It’s the midst of barbecue season, and it’s a perfect time to try one of the tens of thousands (yes, that’s right) of American craft brewed beers. You might have a reliable brew that you enjoy drinking (or previously checked out a few lesser knowns we recommended), but you might be missing a chance to find a new favorite, and in this article we’ll give you four candidates which have become legendary in America and are worth trying.
America’s Craft Brew Renaissance
After Prohibition, the number of breweries declined in America until 1978, when there were only 100 in the entire nation. That’s why it’s hard to believe that in 2019 there are more than 7500 breweries dedicated just to making craft beer, producing almost 30M barrels with the help of 150,000 employees. Craft beer now accounts for more than 13% of the US domestic market alone and the big players have long been paying attention (and acquiring the most established brands).
In 1965 Fritz Maytag bought a majority stake in Anchor brewing, which had been around since 1896 and was about to enter bankruptcy.

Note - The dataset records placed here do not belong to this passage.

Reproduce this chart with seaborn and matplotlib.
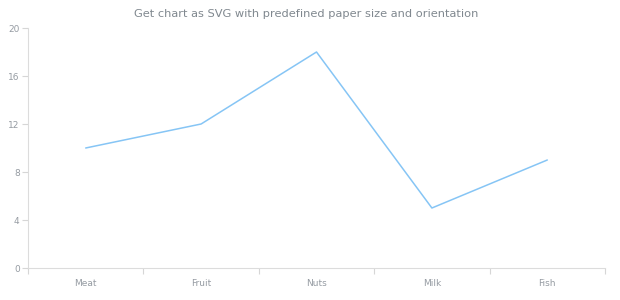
import matplotlib
matplotlib.use("Agg")
import matplotlib.pyplot as plt
import seaborn as sns
import pandas as pd
import numpy as np

categories = ["Meat", "Fruit", "Nuts", "Milk", "Fish"]
values = [10, 12, 18, 5, 9]
yticks = [0, 4, 8, 12, 16, 20]

sns.set_theme(style="white")
plt.rcParams['font.family'] = ['DejaVu Sans']

df = pd.DataFrame({"cat": categories, "val": values})

fig = plt.figure(figsize=(6.2, 3.0), dpi=100)
ax = fig.add_axes([28/620, 1-268/300, (605-28)/620, 240/300])
sns.lineplot(data=df, x="cat", y="val", ax=ax, color="#86c5f5", linewidth=1.1, sort=False)

ax.set_xlim(-0.5, len(categories) - 0.5)
ax.set_ylim(0, 20)
ax.set_yticks(yticks)
ax.set_yticklabels([str(t) for t in yticks])
ax.set_xticks(range(len(categories)))
ax.set_xticklabels(categories)
ax.set_xticks(np.arange(-0.5, len(categories), 1.0), minor=True)
ax.tick_params(axis="x", which="major", length=0, pad=8, labelsize=6.5, labelcolor="#959ba2")
ax.tick_params(axis="x", which="minor", length=4, width=0.8, color="#d6d6d6", direction="out", bottom=True)
ax.tick_params(axis="y", length=4, width=0.8, color="#d6d6d6", direction="out", left=True, pad=2,
               labelsize=6.5, labelcolor="#959ba2")
ax.set_xlabel("")
ax.set_ylabel("")
for s in ["top", "right"]:
    ax.spines[s].set_visible(False)
for s in ["left", "bottom"]:
    ax.spines[s].set_color("#dcdcdc")
    ax.spines[s].set_linewidth(0.8)

fig.text(306/620, 1-14/300, "Get chart as SVG with predefined paper size and orientation",
         ha="center", va="center", fontsize=8.2, color="#80888f")

fig.savefig("out.png", dpi=100, facecolor="white")
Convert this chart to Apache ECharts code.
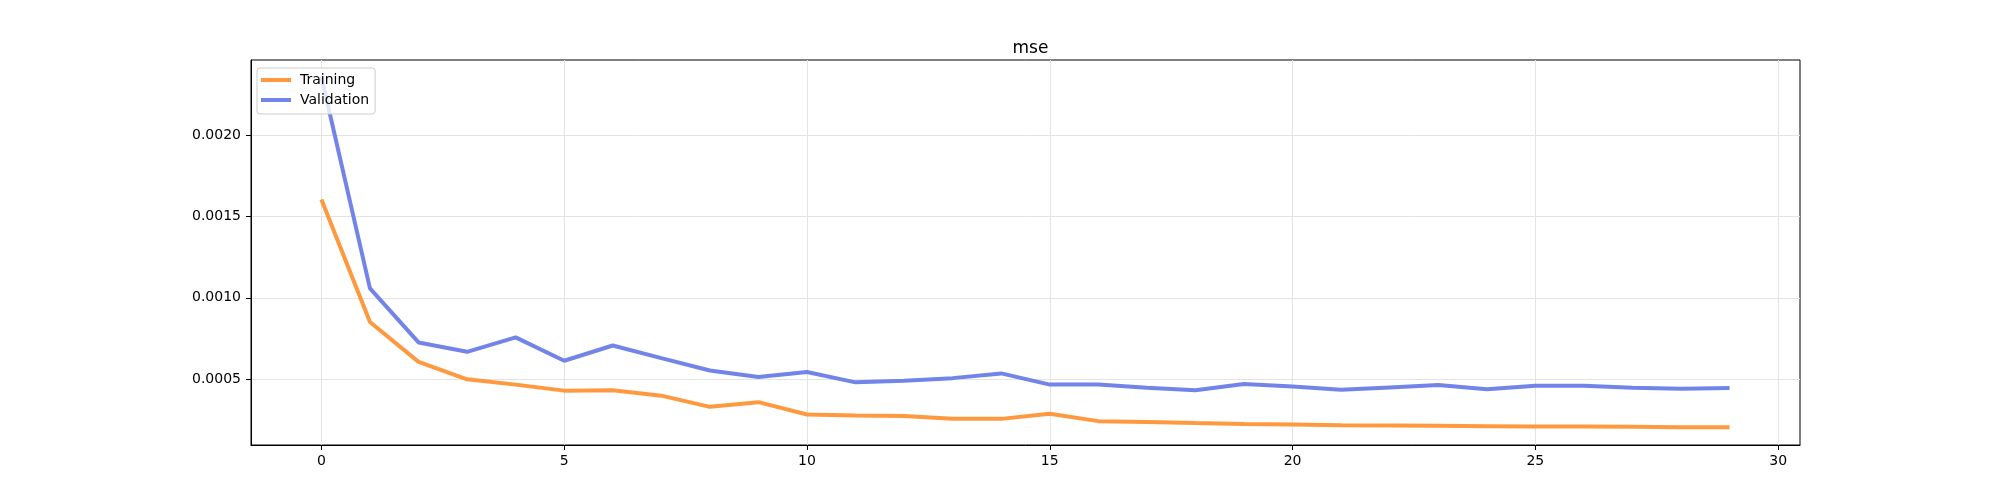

He created an amber-colored blend of pale and caramel malts as the flagship beer and named it “Steam” after the historic name for beer that was brewed on the West Coast in primitive conditions and without ice. The foggy night air in San Francisco substituted for that ice and as it cooled the fermenting beer, steam was created.
Goose Island Bourbon County Stout
In the 1990s, long before they were acquired by Anheuser Busch, Goose Island entered a stout which had been aged in a bourbon barrel into a competition. The beer was disqualified as being “too strong” and with too many “notes of bourbon” but the feedback inspired master brewer Greg Hall to try, try again, and the rest is history. Bourbon barrels to age beer are now scarce due to many other brewers trying their own variations.
Sierra Nevada Pale Ale
This has been the flagship of Sierra Nevada for almost 40 years. It’s made with Cascade hops (which were new at the time they started) and two-row malt (for the uninitiated, “two-row” refers to there being two rows of seeds along the flowering head of barley). It’s been hailed for its consistency and has been the standard for the American IPA, which normally has a lower alcoholic content than standard IPAs.
Russian River Brewing Company Pliny the Elder
For the “hop heads” who can’t get enough of that bitter flower, the Pliny the Elder double IPA from Russian River delivers the fragrant citrus, pine, and yes, bitter notes you are looking for. The name is one of the more interesting in the craft brew world: Pliny the Elder lived in the first century and wrote about hops. The Russian River folks found that this was one of the oldest references to this ingredient and was a fitting way to commemorate a writer who was, unfortunately, killed in the 79 AD eruption of Mt Vesuvius.